In Batch All vs All Loss Function Implementation

I am using BERT based encoding for a question answering tasks.
In short I have 2 BERT encoders which take in a question and a document as input, and predicts if the document contains answer to the question.

During training, I am trying to use in batch training. For e.g, if I have a batch of N question answer pairs, I am trying to train the model by constructing a NXN target matrix which have 1 in the [i, j] th position if question[i] and document[j] are matches, and 0 otherwise. Naturally, during creation of the batches, the i-th question and i-th document are matches. So the target matrix is essentially a diagonal matrix.

The cosine distance in a batch between all the question embeddings from BERT1 and all the document embeddings from BERT2 are passed through sigmoid layer and then BCE Loss is calculated by comparing this predicted NXN matrix to the NXN target matrix as described previously…

The problem is that during training, the model seems to not learn anything. It always predicts a 1 or a zero for all question document pairs.

Kindly let me know if I am missing something.

My code for computing the embeddings and the loss is detailed below.

class BiEncoder(nn.Module):
	def __init__(self, tokenizer, bert_model_name):
		super(BiEncoder, self).__init__()
		self.bert_question = BertModel.from_pretrained(bert_model_name)
			
		self.bert_document = BertModel.from_pretrained(bert_model_name)

	def forward(self, input_ids_question, attention_mask_question, input_ids_document, attention_mask_document):

		output_question = self.bert_question(
			input_ids=input_ids_question,
			attention_mask=attention_mask_question
		)

		output_document = self.bert_document(
			input_ids=input_ids_document,
			attention_mask=attention_mask_document
		)
		question_embedding = output_question.pooler_output
		document_embedding = output_document.pooler_output
#Normalization
		question_embedding = question_embedding / question_embedding.norm(dim = 1, keepdim = True)
		document_embedding = document_embedding / document_embedding.norm(dim = 1, keepdim = True)
#Cosine Similarity
		cosine_sim = torch.matmul(question_embedding, document_embedding.T)

		return cosine_sim

class BiEncoderLossBatch(nn.Module):
	def __init__(self):
		super(BiEncoderLossBatch, self).__init__()
		self.bceloss = nn.BCEWithLogitsLoss()


	def forward(self, scores, targets):
"""scores: output of the BiEncoder Model. NXN tensor
targets: actual 0/1 targets. NXN tensor"""
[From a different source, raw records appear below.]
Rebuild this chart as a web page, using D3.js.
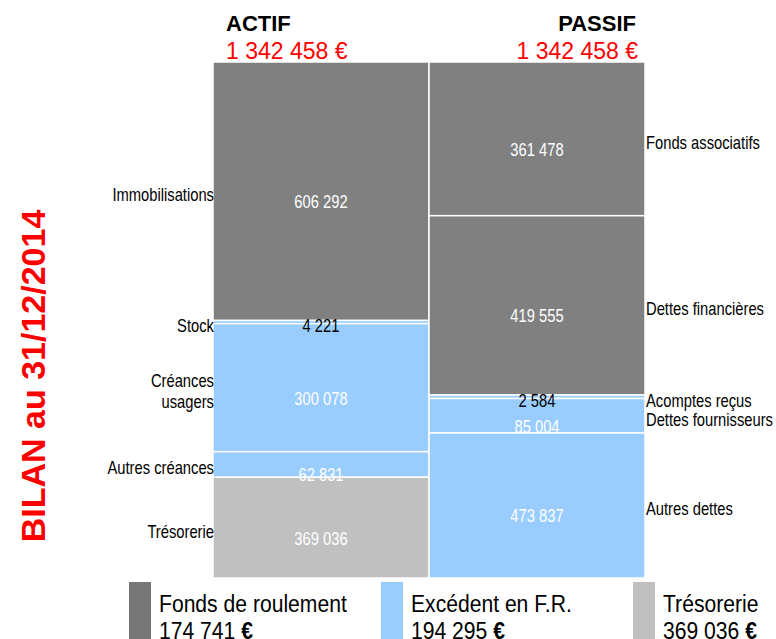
<!DOCTYPE html>
<html>
<head>
<meta charset="utf-8">
<script src="https://cdn.jsdelivr.net/npm/d3@7"></script>
<style>
  body { margin: 0; background: #fff; }
  svg { display: block; }
</style>
</head>
<body>
<div id="chart"></div>
<script>
// postes du bilan
const colonnes = ["ACTIF", "PASSIF"];
const totaux = [1342458, 1342458];

const actifPostes = ["Immobilisations", "Stock", "Créances\nusagers", "Autres créances", "Trésorerie"];
const actifMontants = [606292, 4221, 300078, 62831, 369036];
// hauteurs des blocs (ne suivent pas les étiquettes)
const actifBarres = [672500, 8300, 333000, 66600, 262058];
const actifGroupes = ["fr", "efr", "efr", "efr", "treso"];

const passifPostes = ["Fonds associatifs", "Dettes financières", "Acomptes reçus", "Dettes fournisseurs", "Autres dettes"];
const passifMontants = [361478, 419555, 2584, 85004, 473837];
const passifBarres = [399900, 466500, 9100, 89700, 377258];
const passifGroupes = ["fr", "fr", "efr", "efr", "efr"];

const legendeNoms = ["Fonds de roulement", "Excédent en F.R.", "Trésorerie"];
const legendeGroupes = ["fr", "efr", "treso"];
const legendeMontants = [174741, 194295, 369036];

const couleurs = { fr: "#808080", efr: "#99ccff", treso: "#c0c0c0" };
const couleursLegende = { fr: "#777777", efr: "#99ccff", treso: "#c0c0c0" };

// pas de police étroite installée : Liberation Sans compressée horizontalement
const sans = "'Liberation Sans', Arial, sans-serif";
const etroit = 0.82;

const fr = d3.formatLocale({ decimal: ",", thousands: " ", grouping: [3], currency: ["", " €"] });
const fmt = fr.format(",d");

const width = 776, height = 639;

const svg = d3.select("#chart")
  .append("svg")
  .attr("width", width)
  .attr("height", height);

const x = d3.scaleBand()
  .domain(colonnes)
  .range([213, 645])
  .padding(0);

const y = d3.scaleLinear()
  .domain([0, d3.max(totaux)])
  .range([62, 578]);

function stack(postes, montants, barres, groupes) {
  const fins = Array.from(d3.cumsum(barres));
  return postes.map((p, i) => ({
    poste: p,
    montant: montants[i],
    groupe: groupes[i],
    debut: fins[i] - barres[i],
    fin: fins[i]
  }));
}

const blocs = {
  ACTIF: stack(actifPostes, actifMontants, actifBarres, actifGroupes),
  PASSIF: stack(passifPostes, passifMontants, passifBarres, passifGroupes)
};

const hauteur = d => y(d.fin) - y(d.debut);
const milieu = d => (y(d.debut) + y(d.fin)) / 2;

colonnes.forEach((col, ci) => {
  const g = svg.append("g");
  const data = blocs[col];
  const gauche = ci === 0;

  g.selectAll("rect")
    .data(data)
    .enter()
    .append("rect")
    .attr("x", x(col))
    .attr("width", x.bandwidth())
    .attr("y", d => y(d.debut))
    .attr("height", hauteur)
    .attr("fill", d => couleurs[d.groupe])
    .attr("stroke", "#fff")
    .attr("stroke-width", 1.5);

  // montants dans les blocs
  g.selectAll(".valeur")
    .data(data)
    .enter()
    .append("text")
    .attr("class", "valeur")
    .attr("transform", d => {
      const yy = milieu(d) + (hauteur(d) < 10 ? 10 : 17);
      return `translate(${x(col) + x.bandwidth() / 2},${yy}) scale(${etroit},1)`;
    })
    .attr("text-anchor", "middle")
    .style("font-family", sans)
    .style("font-size", "18px")
    .style("fill", d => (hauteur(d) < 10 ? "#000" : "#fff"))
    .text(d => fmt(d.montant));

  // noms des postes sur les côtés
  const noms = g.selectAll(".poste")
    .data(data)
    .enter()
    .append("text")
    .attr("class", "poste")
    .attr("transform", d => {
      const xx = gauche ? x(col) + 1 : x(col) + x.bandwidth() + 1;
      return `translate(${xx},${milieu(d) + 10}) scale(${etroit},1)`;
    })
    .attr("text-anchor", gauche ? "end" : "start")
    .style("font-family", sans)
    .style("font-size", "18px")
    .style("fill", "#000");

  noms.each(function (d) {
    const lignes = d.poste.split("\n");
    d3.select(this).selectAll("tspan")
      .data(lignes)
      .enter()
      .append("tspan")
      .attr("x", 0)
      .attr("y", (l, i) => (i - (lignes.length - 1) / 2) * 21)
      .text(l => l);
  });

  // en-têtes
  const hx = gauche ? x(col) + 13 : x(col) + x.bandwidth() - 9;
  svg.append("text")
    .attr("x", hx)
    .attr("y", 31)
    .attr("text-anchor", gauche ? "start" : "end")
    .style("font-family", sans)
    .style("font-weight", "bold")
    .style("font-size", "22px")
    .style("fill", "#000")
    .text(col);

  svg.append("text")
    .attr("x", gauche ? hx : hx + 2)
    .attr("y", 59)
    .attr("text-anchor", gauche ? "start" : "end")
    .style("font-family", sans)
    .style("font-size", "23px")
    .style("fill", "#ff0000")
    .text(fmt(totaux[ci]) + " €");
});

// titre vertical
svg.append("text")
  .attr("transform", "translate(45,376) rotate(-90)")
  .attr("text-anchor", "middle")
  .style("font-family", sans)
  .style("font-weight", "bold")
  .style("font-size", "34px")
  .style("fill", "#ff0000")
  .text("BILAN au 31/12/2014");

// légende
const lx = d3.scalePoint()
  .domain(legendeNoms)
  .range([129, 633]);

const leg = svg.selectAll(".legende")
  .data(legendeNoms)
  .enter()
  .append("g")
  .attr("class", "legende")
  .attr("transform", d => `translate(${lx(d)},582)`);

leg.append("rect")
  .attr("width", 22)
  .attr("height", 70)
  .attr("fill", (d, i) => couleursLegende[legendeGroupes[i]]);

leg.append("text")
  .attr("transform", "translate(30,30) scale(0.88,1)")
  .style("font-family", sans)
  .style("font-size", "24px")
  .style("fill", "#000")
  .text(d => d);

const ligne2 = leg.append("text")
  .attr("transform", "translate(30,56.5) scale(0.88,1)")
  .style("font-family", sans)
  .style("font-size", "24px")
  .style("fill", "#000");

ligne2.append("tspan")
  .text((d, i) => fmt(legendeMontants[i]) + " ");

ligne2.append("tspan")
  .style("font-weight", "bold")
  .text("€");
</script>
</body>
</html>
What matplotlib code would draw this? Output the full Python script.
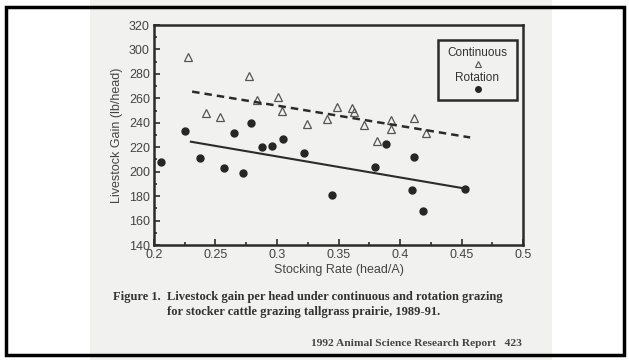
import numpy as np
import matplotlib
matplotlib.use("Agg")
import matplotlib.pyplot as plt
from matplotlib.patches import Rectangle
from matplotlib.ticker import MultipleLocator

########## Data
cont_x = [0.228, 0.242, 0.254, 0.277, 0.284, 0.301, 0.304, 0.324, 0.341, 0.349,
          0.361, 0.363, 0.371, 0.381, 0.393, 0.393, 0.411, 0.421]
cont_y = [294, 248, 245, 278, 259, 261, 250, 239, 243, 253,
          252, 249, 238, 225, 242, 235, 244, 232]
rot_x = [0.206, 0.225, 0.237, 0.257, 0.265, 0.272, 0.279, 0.288, 0.296, 0.305,
         0.322, 0.345, 0.380, 0.389, 0.411, 0.410, 0.419, 0.453]
rot_y = [208, 233, 211, 203, 232, 199, 240, 220, 221, 227,
         215, 181, 204, 223, 212, 185, 168, 186]
# fitted lines (end points)
cont_fit_x = [0.231, 0.457]
cont_fit_y = [265.5, 228]
rot_fit_x = [0.230, 0.454]
rot_fit_y = [224.5, 186]

x_ticks = [0.2, 0.25, 0.3, 0.35, 0.4, 0.45, 0.5]
x_ticklabels = ['0.2', '0.25', '0.3', '0.35', '0.4', '0.45', '0.5']
y_ticks = list(range(140, 321, 20))

ink = '#2b2b2b'
page = '#f1f1f0'

fig = plt.figure(figsize=(6.29, 3.6), dpi=100)
fig.patch.set_facecolor('white')
# scanned page + black frame
fig.patches.append(Rectangle((90/629, 0), 462/629, 1, transform=fig.transFigure,
                             facecolor=page, edgecolor='none', zorder=-5))
fig.patches.append(Rectangle((6.5/629, 5/360), 617/629, 348/360, transform=fig.transFigure,
                             facecolor='none', edgecolor='black', lw=2.5, zorder=5))

ax = fig.add_axes([154/629, 1 - 245/360, 369/629, 220/360])
ax.set_facecolor(page)

ax.plot(cont_x, cont_y, linestyle='none', marker='^', markersize=6,
        markerfacecolor='none', markeredgecolor='#555555', markeredgewidth=0.9)
ax.plot(rot_x, rot_y, linestyle='none', marker='o', markersize=5,
        color='#262626')
ax.plot(cont_fit_x, cont_fit_y, linestyle=(0, (3, 2)), color=ink, lw=1.8)
ax.plot(rot_fit_x, rot_fit_y, linestyle='-', color=ink, lw=1.5)

ax.set_xlim(0.2, 0.5)
ax.set_ylim(140, 320)
ax.set_xticks(x_ticks)
ax.set_xticklabels(x_ticklabels)
ax.set_yticks(y_ticks)
ax.xaxis.set_minor_locator(MultipleLocator(0.025))
ax.yaxis.set_minor_locator(MultipleLocator(10))
ax.tick_params(which='both', direction='in', colors=ink, labelcolor='#444444',
               labelsize=9, width=1.2)
ax.tick_params(which='major', length=4, pad=3)
ax.tick_params(which='minor', length=2.5)
for t in ax.get_xticklabels() + ax.get_yticklabels():
    t.set_family('Liberation Sans')
for s in ax.spines.values():
    s.set_linewidth(1.8)
    s.set_color(ink)

ax.set_xlabel('Stocking Rate (head/A)', family='Liberation Sans', fontsize=9,
              color='#444444', labelpad=2)
ax.set_ylabel('Livestock Gain (lb/head)', family='Liberation Sans', fontsize=9,
              color='#444444', labelpad=4)

# legend box drawn like the original
lx0, lx1 = (438 - 154) / 369, (517 - 154) / 369
ly0, ly1 = (245 - 100) / 220, (245 - 40) / 220
ax.add_patch(Rectangle((lx0, ly0), lx1 - lx0, ly1 - ly0, transform=ax.transAxes,
                       facecolor='none', edgecolor=ink, lw=1.8, zorder=4))
lxc = (lx0 + lx1) / 2
ax.text(lxc, (245 - 53) / 220, 'Continuous', transform=ax.transAxes, ha='center',
        va='center', family='Liberation Sans', fontsize=8.5, color='#333333')
ax.plot([lxc], [(245 - 64) / 220], transform=ax.transAxes, marker='^', markersize=5,
        markerfacecolor='none', markeredgecolor='#555555', markeredgewidth=0.8)
ax.text(lxc, (245 - 78) / 220, 'Rotation', transform=ax.transAxes, ha='center',
        va='center', family='Liberation Sans', fontsize=8.5, color='#333333')
ax.plot([lxc], [(245 - 89) / 220], transform=ax.transAxes, marker='o', markersize=4,
        color='#262626')

# caption
cap = dict(family='Liberation Serif', fontweight='bold', fontsize=9, color='#333333',
           va='center', ha='left')
fig.text(113/629, 1 - 297/360, 'Figure 1.', **cap)
fig.text(167/629, 1 - 297/360,
         'Livestock gain per head under continuous and rotation grazing', **cap)
fig.text(167/629, 1 - 312/360, 'for stocker cattle grazing tallgrass prairie, 1989-91.', **cap)
fig.text(522/629, 1 - 344/360, '1992 Animal Science Research Report   423',
         family='Liberation Serif', fontweight='bold', fontsize=8.2, color='#444444',
         va='center', ha='right')

fig.savefig('out.png', dpi=100, facecolor=fig.get_facecolor())
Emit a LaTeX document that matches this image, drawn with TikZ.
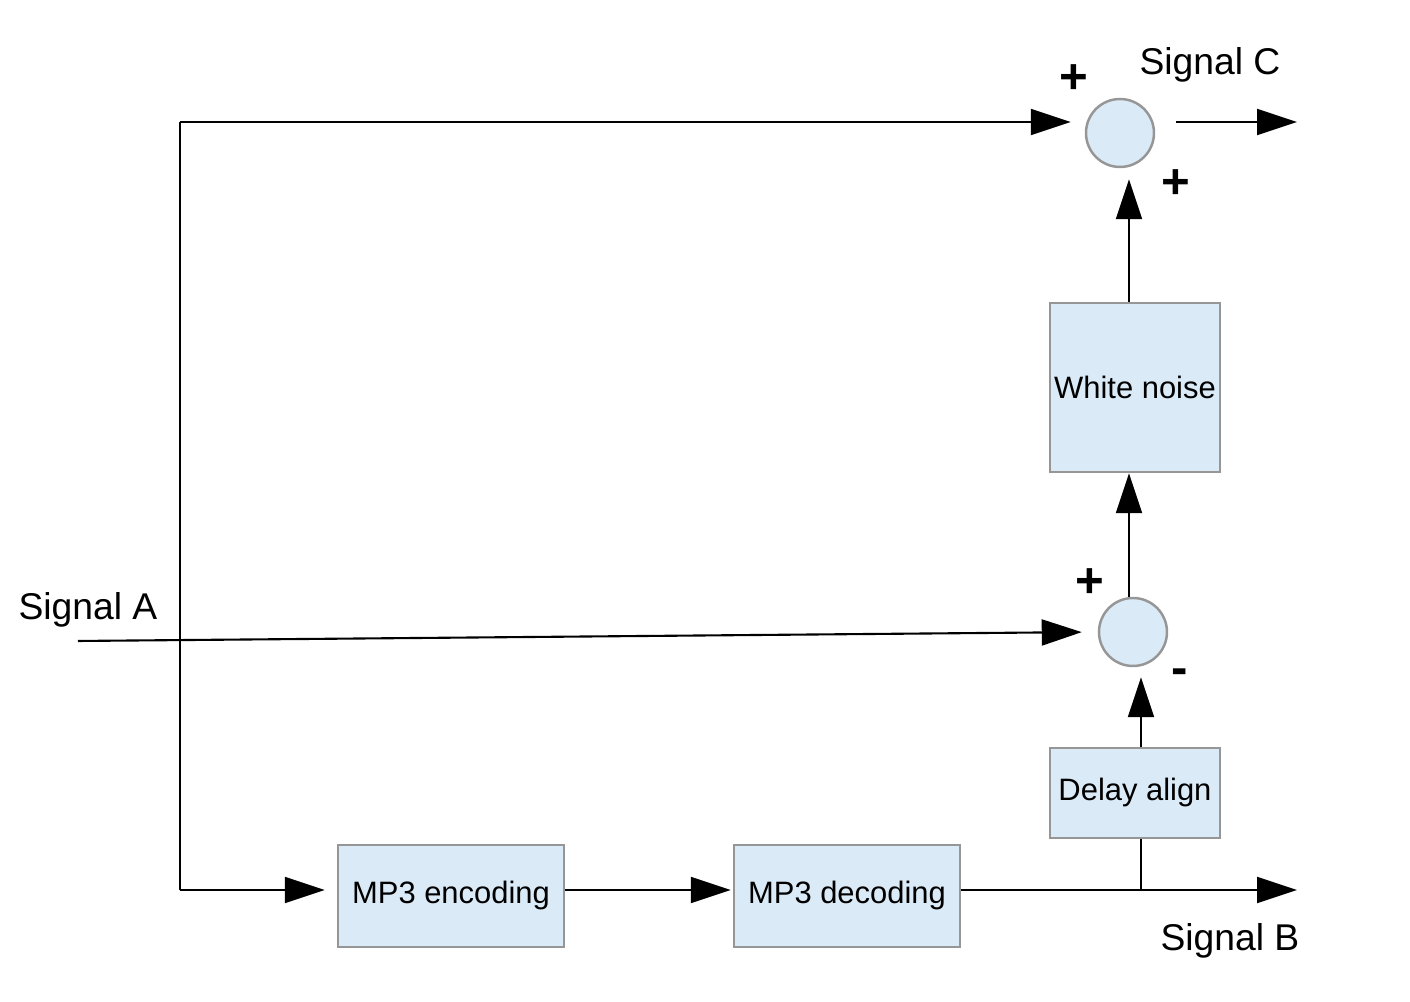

		scores = scores.flatten()
		targets = targets.flatten()

		loss = self.bceloss(scores, targets)

		return loss
  1. I don’t see any non-linearity being used here (eg: sigmoid or ReLU). Are your loss values decreasing during training? If not, your model is not learning.
  2. Instead of using cosine_sim, I would rather do this:
    a. Append the question-document pairs and pass them through the pretrained BERT model.
    b. Add a linear layer for the output from the first token (assuming it’s CLS token) and use BCELoss.

Hi. Thanks for the suggestions. I was able to figure out the issues.

The reason I wanted to find similarities between the embeddings of the Question and Documents is for fast and easy search. During deployment, the different document embeddings can be precomputed and stored. When a question is given, we can easily find its embedding, and find the nearest neighbour document embedding of the question embedding, thereby saving a lot of time.